It’s no news that no-code and low-code app development platforms are on the rise. Part of what is fueling the adoption of these platforms is the decentralization of IT. Companies are increasingly seeing the need to move away from a centralized corporate IT group who dictates what solutions the business units are allowed to use.
We are seeing a democratization of IT, where business units are given more freedom, and in many cases more embedded technical staff, to design their own digital business apps. Low-code and no-code platforms are gaining traction in the market as the perfect tools to enable this shift in power.

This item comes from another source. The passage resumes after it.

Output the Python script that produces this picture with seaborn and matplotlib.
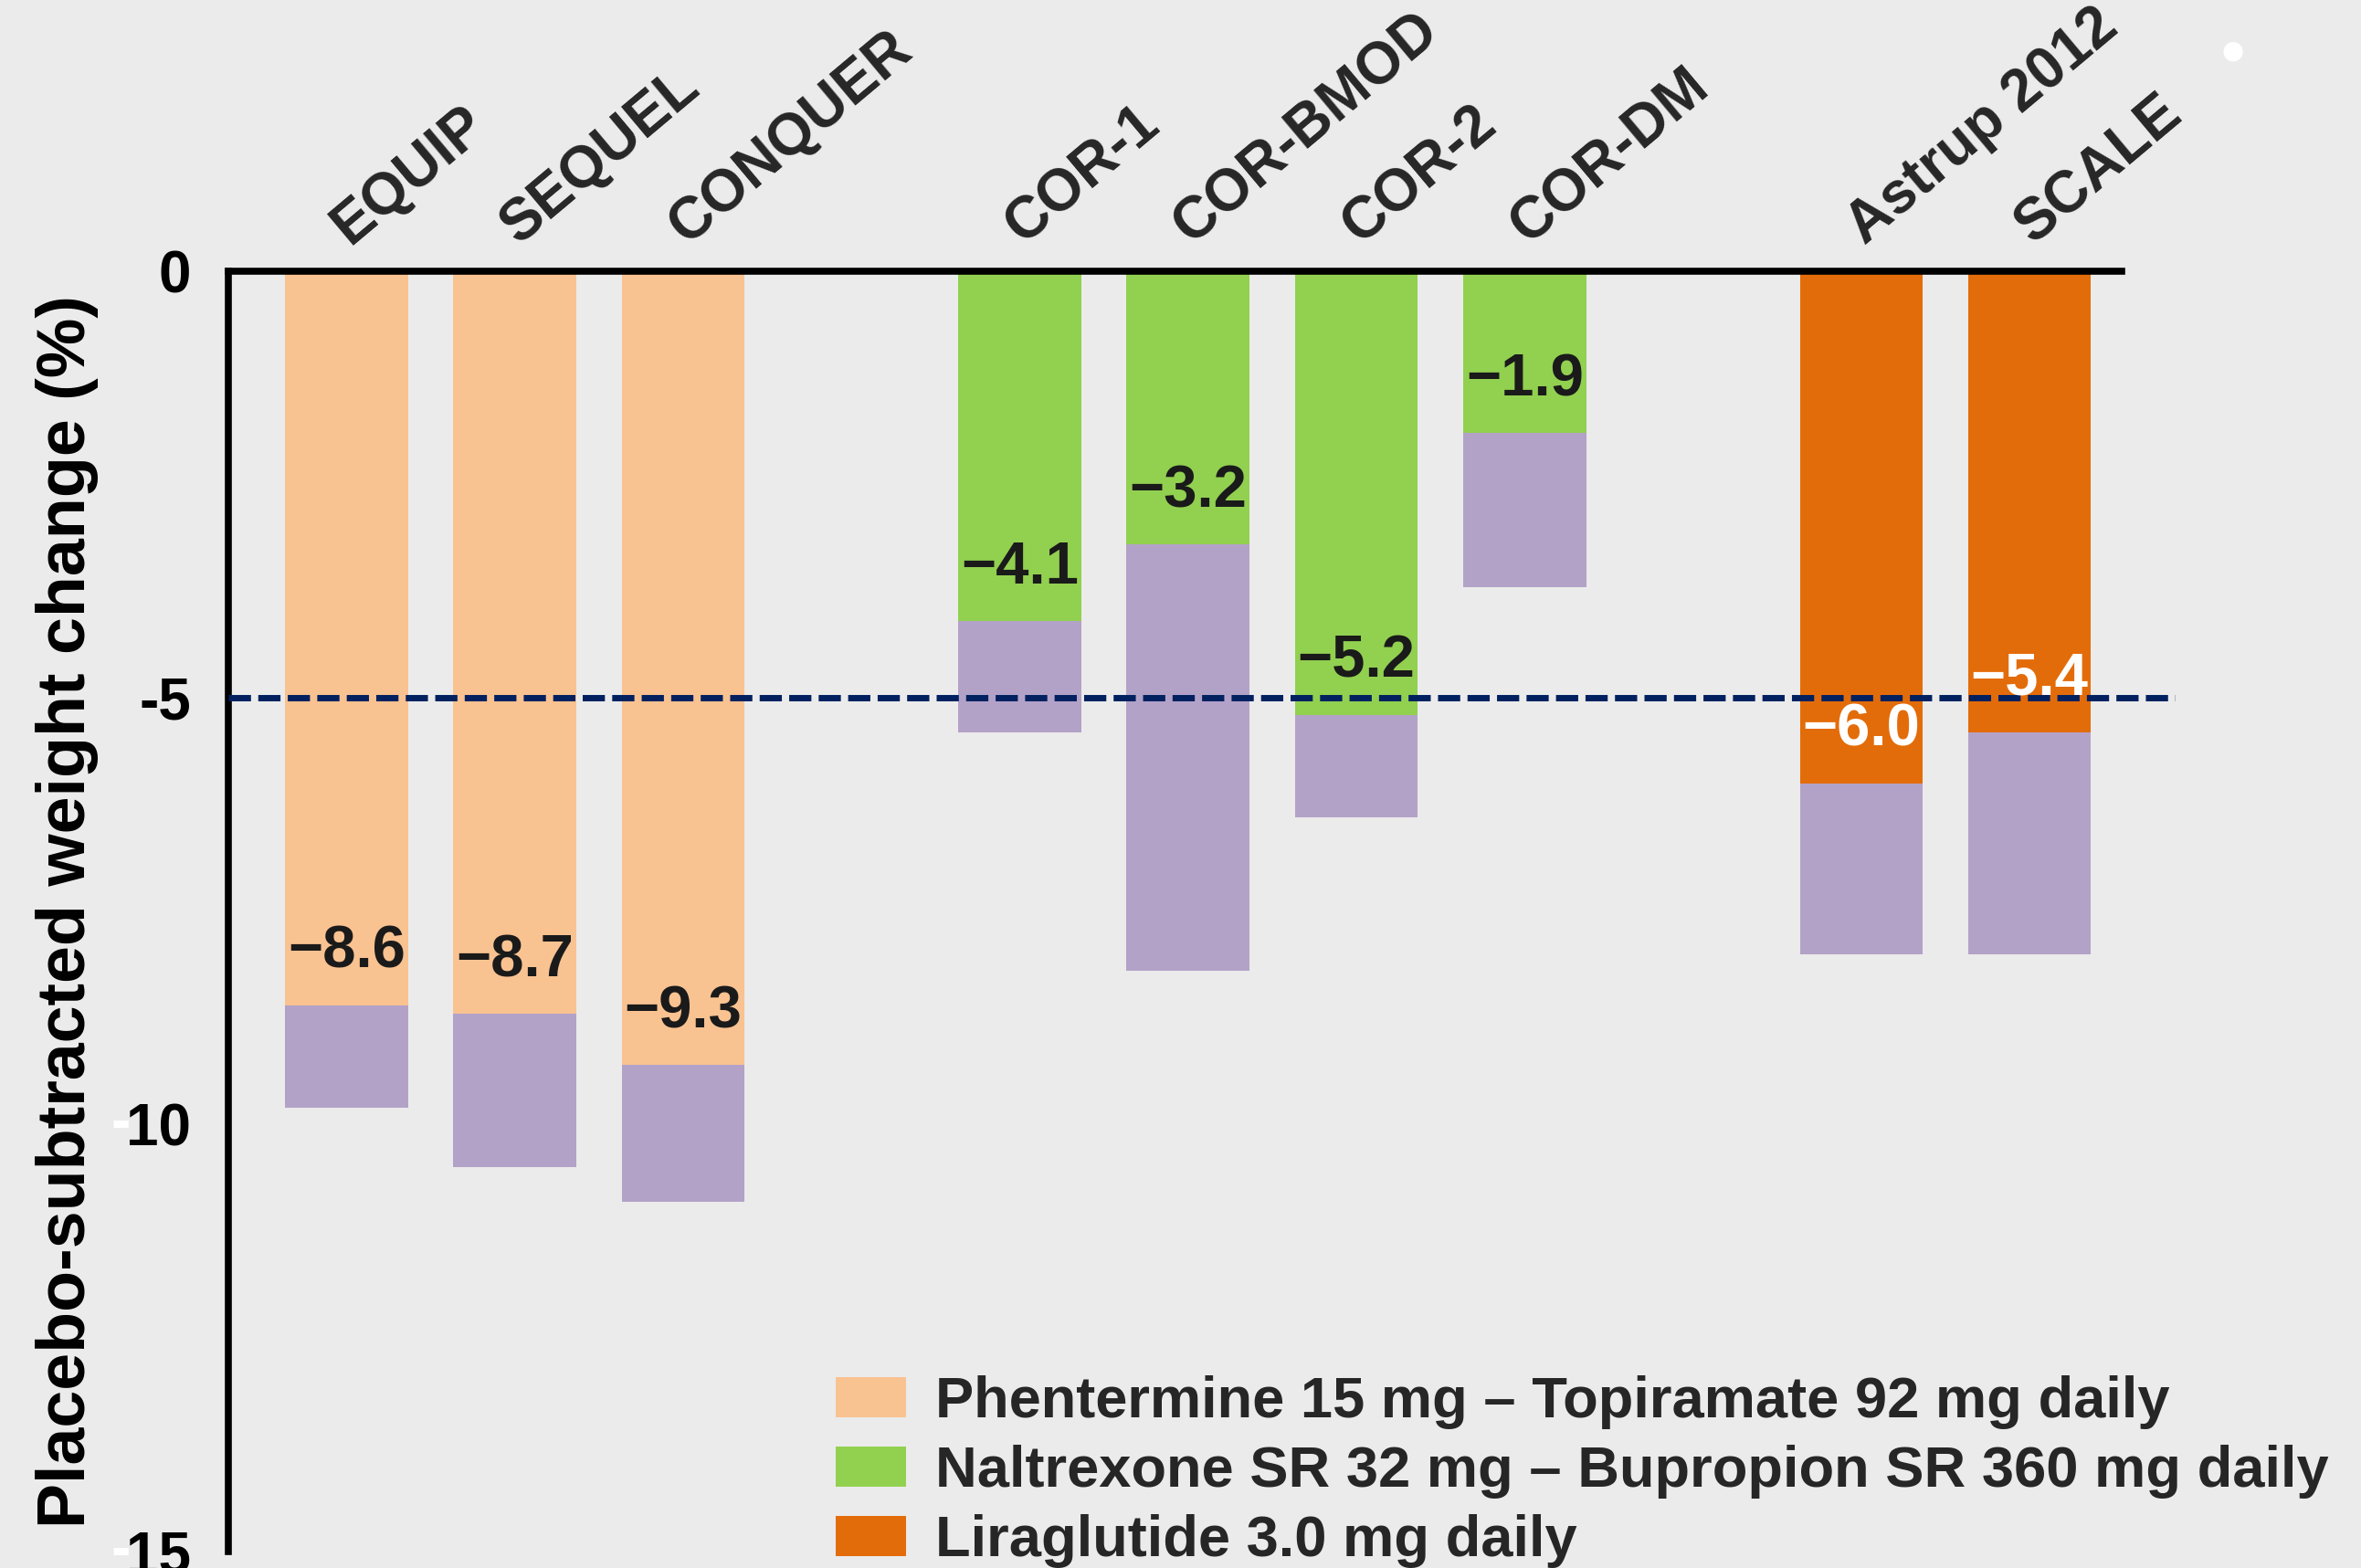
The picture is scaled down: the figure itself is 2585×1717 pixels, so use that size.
import matplotlib
matplotlib.use("Agg")
import matplotlib.pyplot as plt
from matplotlib.patches import Patch
import seaborn as sns
import pandas as pd

# trial names, drug group and placebo-subtracted weight change (%)
studies = ["EQUIP", "SEQUEL", "CONQUER", "COR-1", "COR-BMOD", "COR-2", "COR-DM", "Astrup 2012", "SCALE"]
drugs = ["PHEN/TPM", "PHEN/TPM", "PHEN/TPM", "NB", "NB", "NB", "NB", "LIRA", "LIRA"]
placebo_subtracted = [-8.6, -8.7, -9.3, -4.1, -3.2, -5.2, -1.9, -6.0, -5.4]
# purple bars behind (total change in drug arm)
total_change = [-9.8, -10.5, -10.9, -5.4, -8.2, -6.4, -3.7, -8.0, -8.0]

drug_order = ["PHEN/TPM", "NB", "LIRA"]
drug_labels = ["Phentermine 15 mg \u2013 Topiramate 92 mg daily",
               "Naltrexone SR 32 mg \u2013 Bupropion SR 360 mg daily",
               "Liraglutide 3.0 mg daily"]
drug_colors = ["#f9c291", "#92d050", "#e36c0a"]
label_colors = ["#1a1a1a", "#1a1a1a", "#ffffff"]
purple = "#b3a2c8"
bg = "#ebebeb"

# blank slots between the drug groups
order = ["EQUIP", "SEQUEL", "CONQUER", " ", "COR-1", "COR-BMOD", "COR-2", "COR-DM", "  ", "Astrup 2012", "SCALE"]

df = pd.DataFrame({"study": studies, "drug": drugs,
                   "effect": placebo_subtracted, "total": total_change})

sns.set_style("white")
plt.rcParams["font.family"] = ["Liberation Sans", "DejaVu Sans"]
plt.rcParams["font.weight"] = "bold"

fig = plt.figure(figsize=(25.85, 17.17), dpi=100, facecolor=bg)
ax = fig.add_axes([0.0969, 0.0106, 0.8247, 0.8165])
ax.set_facecolor(bg)

# purple bars first, then the drug bars on top
sns.barplot(data=df, x="study", y="total", order=order, color=purple,
            saturation=1, width=0.73, errorbar=None, linewidth=0, ax=ax, zorder=2)
sns.barplot(data=df, x="study", y="effect", hue="drug", order=order,
            hue_order=drug_order, palette=drug_colors, dodge=False, linewidth=0,
            saturation=1, width=0.73, errorbar=None, legend=False, ax=ax, zorder=3)

ax.set_xlim(-0.70, 10.87)
ax.set_ylim(-15, 0)

# -5% threshold
ax.axhline(-5, color="#002060", lw=5, ls=(0, (3.5, 1.15)), zorder=5)

# value labels
for s, d, v in zip(studies, drugs, placebo_subtracted):
    i = order.index(s)
    c = label_colors[drug_order.index(d)]
    ax.text(i, v + 0.62, f"\u2212{abs(v):.1f}", ha="center", va="center",
            fontsize=47, fontweight="bold", color=c, zorder=6)

# trial names above the zero line
for s in studies:
    i = order.index(s)
    ax.text(i + 0.02, 0.3, s, rotation=40, rotation_mode="anchor", ha="left",
            va="baseline", fontsize=46, fontweight="bold", clip_on=False)

ax.set_xticks([])
ax.set_xlabel("")
ax.set_yticks([0, -5, -10, -15])
ax.set_yticklabels(["0", "-5", "10", "15"])
ax.tick_params(axis="y", direction="out", length=16, width=5, pad=14,
               labelsize=46, colors="black")
for t in ax.get_yticklabels():
    t.set_fontweight("bold")
# white minus signs on the lower tick labels, as in the original
for y in [-10, -15]:
    ax.text(-0.0505, y, "-", transform=ax.get_yaxis_transform(), ha="right",
            va="center", fontsize=46, fontweight="bold", color="white", clip_on=False)

ax.set_ylabel("Placebo-subtracted weight change (%)", fontsize=53, fontweight="bold",
              color="black")
ax.yaxis.set_label_coords(-0.067, 0.5)

for side in ["right", "bottom"]:
    ax.spines[side].set_visible(False)
for side in ["left", "top"]:
    ax.spines[side].set_linewidth(5.5)
    ax.spines[side].set_color("black")
ax.spines["left"].set_bounds(-15, 0)
ax.spines["top"].set_bounds(-0.70, 10.55)
ax.spines["top"].set_zorder(4)

handles = [Patch(facecolor=c, edgecolor="none") for c in drug_colors]
leg = fig.legend(handles, drug_labels, loc="lower left", bbox_to_anchor=(0.354, 0.0),
                 frameon=False, fontsize=45.5, handlelength=1.22, handleheight=0.7,
                 handletextpad=0.5, labelspacing=0.27, borderpad=0, borderaxespad=0)
for t in leg.get_texts():
    t.set_fontweight("bold")

fig.text(0.9458, 0.9674, "\u25cf", color="white", fontsize=20, ha="center", va="center",
         family="DejaVu Sans")

fig.savefig("out.png", dpi=100, facecolor=bg)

There are now essentially three tiers of software developers within organizations:
- Professional developers that most often work in central IT — those that would be most comfortable with pro-code platforms;
- Technical power users within business units — those that would find most value in low-code platforms; and
- Citizen developers — these are non-IT employees that want to implement basic digital business apps for needs within their business unit. This group would find most value in a “no-code” platform that rely purely on visual drag-and-drop editing of apps.
As a result, it should be no surprise that the perfect app development platform for a forward-thinking CIO would be one that supports all three of these tiers of software developers. Are there platforms that give technical users the option of switching between different “modes” of app development — no-code, low-code and pro-code? That is the key question on the lips of these CIOs.
What Are No-Code, Low-Code and Pro-Code Platforms?
Before we dive into this phenomenon, here is a quick refresher on what these terms actually mean.
High-productivity application development platforms are allow developers to build, test and deploy apps for smartphones, tablets or desktops. No-Code, Low-Code and Pro-Code are largely distinguished from each other in terms of the skills a developer needs to develop apps, the extent of visual tooling in the developer experience, the ease of building an app, and the level of customizability that the platform allows for.
No-code platforms are app development platforms that use a visual development environment to allow users to create apps, through methods such as drag-and-drop editing of user interfaces and business logic. With no-code, users don’t need prior coding knowledge to create apps.
Low-code platforms require some programming knowledge, while still providing a largely visual development approach to app development. Users of varied development backgrounds can create apps for web or mobile using drag-and-drop components and model-driven logic through a graphical user interface. Low-code platforms allow non-technical users to build apps without having to write code, while they allow professional developers to removes tedious plumbing and infrastructure tasks required in application development.
What Forward-Thinking CIOs Are Interested In
Innovative CIOs are embracing the decentralization and democratization of IT — where IT is changing from a central authority to a support provider, collaborating with business units and guiding them in their digital innovation journey. The trend of decentralization and democratization of IT will keep accelerating as the digital transformation of industries keeps accelerating.
An app development platform that offers users the option of switching between different “modes” of development — No-Code, Low-Code and Pro-Code — would be ideally suited to allow for the most collaborative innovation between business units and IT.
There is currently no company offering an app development platform that truly supports switching between No-Code, Low-Code and Pro-Code modes. Market-leading platform providers such as Mendix, Pega Systems and Salesforce may offer as much as two of the three modes.
Important Product Features
When offering No-Code, Low-Code and Pro-Code modes in an app development platform (or just one or two of these modes), there are some product capabilities that have become increasingly important to include.
Bi-directional APIs: Applications built on the platform have to be able to integrate with external systems. This means pulling data from a 3rd party system, as well as being able to share data in the opposite direction.
Artificial Intelligence: While AI within app development is still an evolving technology, it is increasingly becoming necessary to include it in two ways: Firstly, as AI that learns from the development process and improves the productivity of developers by making intelligent development suggestions, and secondly, as a feature that developers can include in the apps that they build — providing smart inferences and recommendations based on data.
Event Processing: Event-driven analytics and decision-making is increasing in popularity. Software such as Apache Kafka that allows for event-streaming data management must be able to integrate with the platform.
IIoT Integration: Harnessing the Industrial Internet of Things (IIoT) is arguably one of the biggest strategic priorities for industrial companies. The platform must be able to integrate with IIoT systems and support real-time streaming IIoT data dashboards.
Multi-Experience: A user should be able to use apps from any device. Furthermore, they should be able to switch between devices (e.g. from their mobile to their desktop or vice versa) without losing their work — they should be able to pick up where they left off, with progress been saved independently of the device.
With the role of central IT changing and the increasing need for collaboration between IT and business units, CIOs that see the bigger picture are becoming interested in app development platforms that offer users the ability to switch between no-code, low-code and pro-code modes. The CIOs that are pushing the envelope of app development innovation will be those whose companies remain ahead of the curve.